The main point that Ed made is that situations like Lowe's, Aki's, JGP's, aren't going to happen in future. That's a bit of a "NZ" only problem, because those players need to reach such a high standard to be chosen by the All Blacks, were as a country like Ireland wants them a lot earlier like that. This is basically the 'ready in 3 years' concept Ireland relied on, versus the '5 years and they've left' concept' were that player is now ready to be chosen by the All Blacks (given a contract to play Super, ala SBW, and hopefully Manu).


The 'mercenary' thing that will take longer to expire, and which I was referring to, is the grandparents rule. The new kids coming through now aren't going to have as many gp born overseas, so the amount of players that can leave with a prospect of International rugby offer are going to drop dramatically at some point. All these kiwi fellas playing for a PI, is going to stop sadly.


The new era problem that will replace those old concerns is now French and Japanese clubs (doing the same as NRL teams have done for decades by) picking kids out of school. The problem here is not so much a national identity one, than it is a farm system where 9 in 10 players are left with nothing. A stunted education and no support in a foreign country (well they'll get kicked out of those countries were they don't in Australia).

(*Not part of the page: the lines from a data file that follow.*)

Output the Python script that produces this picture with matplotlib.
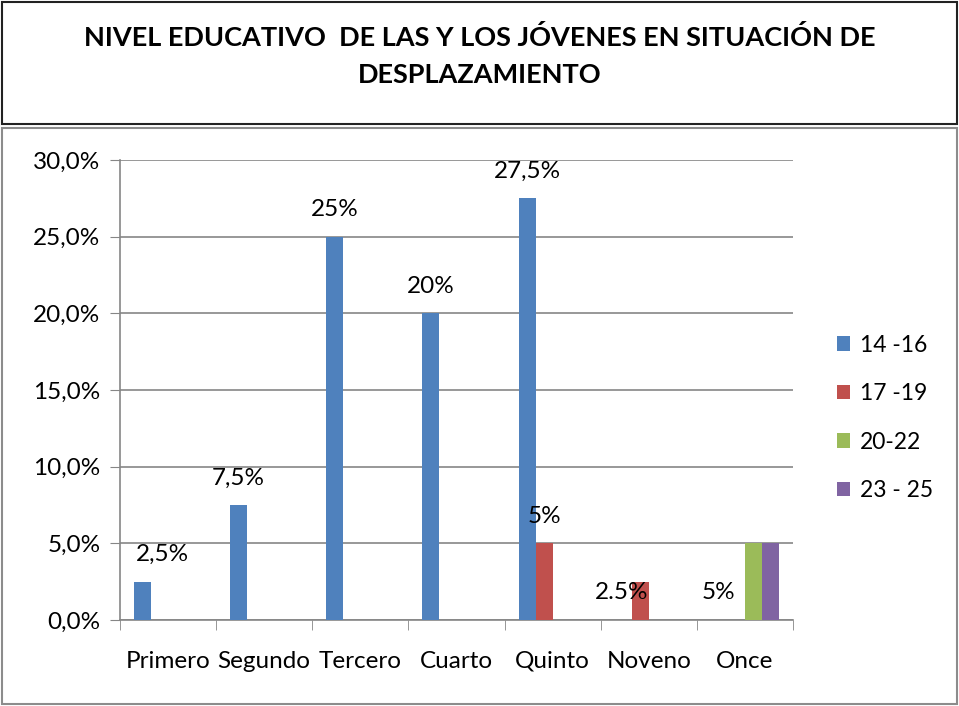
import numpy as np
import matplotlib.pyplot as plt
from matplotlib.patches import Rectangle
from matplotlib.ticker import FuncFormatter, FixedLocator

plt.rcParams['font.family'] = ['Lato', 'DejaVu Sans']

categories = ["Primero", "Segundo", "Tercero", "Cuarto", "Quinto", "Noveno", "Once"]
series_names = ["14 -16", "17 -19", "20-22", "23 - 25"]
series_colors = ["#4f81bd", "#c0504d", "#9bbb59", "#8064a2"]
values = [
    [2.5, 7.5, 25.0, 20.0, 27.5, 0.0, 0.0],
    [0.0, 0.0, 0.0, 0.0, 5.0, 2.5, 0.0],
    [0.0, 0.0, 0.0, 0.0, 0.0, 0.0, 5.0],
    [0.0, 0.0, 0.0, 0.0, 0.0, 0.0, 5.0],
]
# (series index, category index, text)
labels_above = [(0, 0, "2,5%"), (0, 1, "7,5%"), (0, 2, "25%"), (0, 3, "20%"),
                (0, 4, "27,5%"), (1, 4, "5%")]
labels_inside = [(1, 5, "2.5%"), (2, 6, "5%")]

fig = plt.figure(figsize=(9.59, 7.06), dpi=100)

# title frame and chart frame
fig.patches.append(Rectangle((2 / 959, 1 - 124 / 706), 955 / 959, 122 / 706,
                             transform=fig.transFigure, fill=False,
                             edgecolor="#222222", linewidth=1.5))
fig.patches.append(Rectangle((2 / 959, 2 / 706), 955 / 959, 576 / 706,
                             transform=fig.transFigure, fill=False,
                             edgecolor="#8c8c8c", linewidth=1.5))

fig.text(0.5, 1 - 38 / 706, "NIVEL EDUCATIVO  DE LAS Y LOS JÓVENES EN SITUACIÓN DE",
         ha="center", va="center", fontsize=19.5, fontweight="bold")
fig.text(0.5, 1 - 75 / 706, "DESPLAZAMIENTO",
         ha="center", va="center", fontsize=19.5, fontweight="bold")

ax = fig.add_axes([120 / 959, 1 - 620 / 706, 673 / 959, 460 / 706])

n_series = len(series_names)
width = 0.177
x = np.arange(len(categories))
bars = []
for i, (name, col, vals) in enumerate(zip(series_names, series_colors, values)):
    offs = (i - (n_series - 1) / 2) * width
    b = ax.bar(x + offs, vals, width=width, color=col, label=name, zorder=3)
    bars.append(b)


def bar_x(si, ci):
    return x[ci] + (si - (n_series - 1) / 2) * width


for si, ci, txt in labels_above:
    dx = 20 if ci == 0 else 0
    ax.annotate(txt, (bar_x(si, ci), values[si][ci]), xytext=(dx * 0.72, 19.5),
                textcoords="offset points", ha="center", va="center", fontsize=17.5)

for si, ci, txt in labels_inside:
    if si == 1:
        xx = bar_x(si, ci) + width / 2
        dx = 0
    else:
        xx = bar_x(si, ci) - width / 2
        dx = -7
    ax.annotate(txt, (xx, 0), xytext=(dx, 19.5), textcoords="offset points",
                ha="right", va="center", fontsize=17.5)

ax.set_xlim(-0.5, len(categories) - 0.5)
ax.set_ylim(0, 30)
ax.set_yticks(np.arange(0, 30.1, 5))
ax.yaxis.set_major_formatter(FuncFormatter(lambda v, p: f"{v:.1f}%".replace(".", ",")))
ax.set_xticks(x)
ax.set_xticklabels(categories, fontsize=17.5)
ax.xaxis.set_minor_locator(FixedLocator(np.arange(-0.5, len(categories), 1)))
ax.tick_params(axis="x", which="major", length=0, pad=22)
ax.tick_params(axis="x", which="minor", length=7, color="#868686", direction="out")
ax.tick_params(axis="y", length=7, color="#868686", labelsize=17.5, pad=7)
ax.grid(axis="y", color="#868686", linewidth=1.2, zorder=0)
for s in ["top", "right"]:
    ax.spines[s].set_visible(False)
for s in ["left", "bottom"]:
    ax.spines[s].set_color("#868686")
    ax.spines[s].set_linewidth(1.2)

fig.legend(handles=bars, labels=series_names, loc="center left",
           bbox_to_anchor=(816 / 959, 1 - 418 / 706), frameon=False, fontsize=16.5,
           handlelength=0.6, handleheight=0.6, handletextpad=0.4, labelspacing=1.2)

fig.savefig("out.png", dpi=100)
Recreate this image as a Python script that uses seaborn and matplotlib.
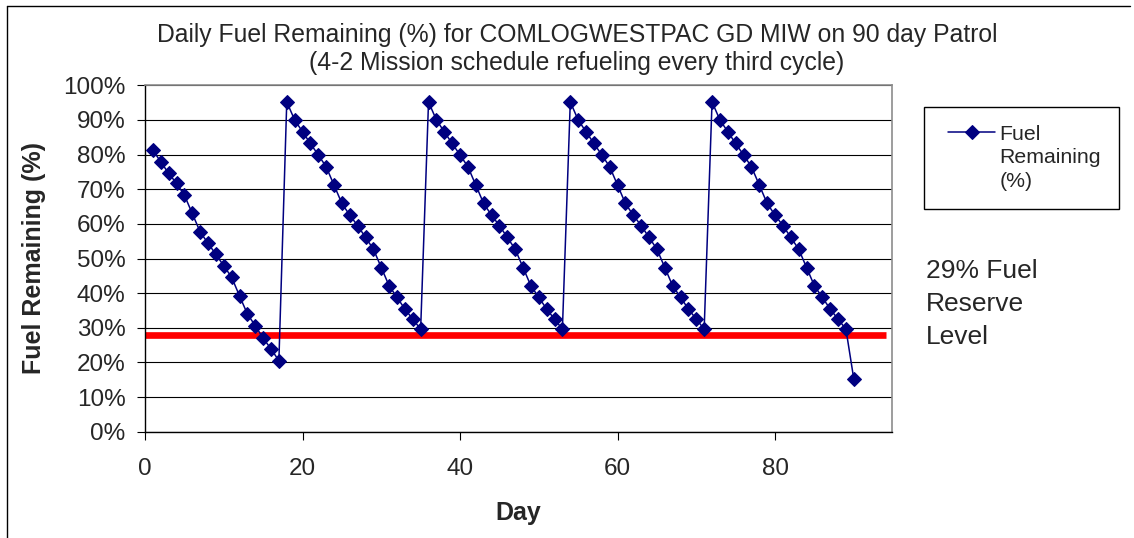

It's the same sort of situation were NZ would be the big guy, but there weren't many downsides with it. The only one I can think was brought up but a poster on this site, I can't recall who it was, but he seemed to know a lot of kids coming from the Islands weren't really given the capability to fly back home during school xms holidays etc. That is probably something that should be fixed by the union. Otherwise getting someone like Fakatava over here for his last year of school definitely results in NZ being able to pick the cherries off the top but it also allows that player to develop and be able to represent Tonga and under age and possibly even later in his career. Where as a kid being taken from NZ is arguably going to be worse off in every respect other than perhaps money. Not going to develop as a person, not going to develop as a player as much, so I have a lotof sympathy for NZs case that I don't include them in that group but I certainly see where you're coming from and it encourages other countries to think they can do the same while not realising they're making a much worse experience/situation.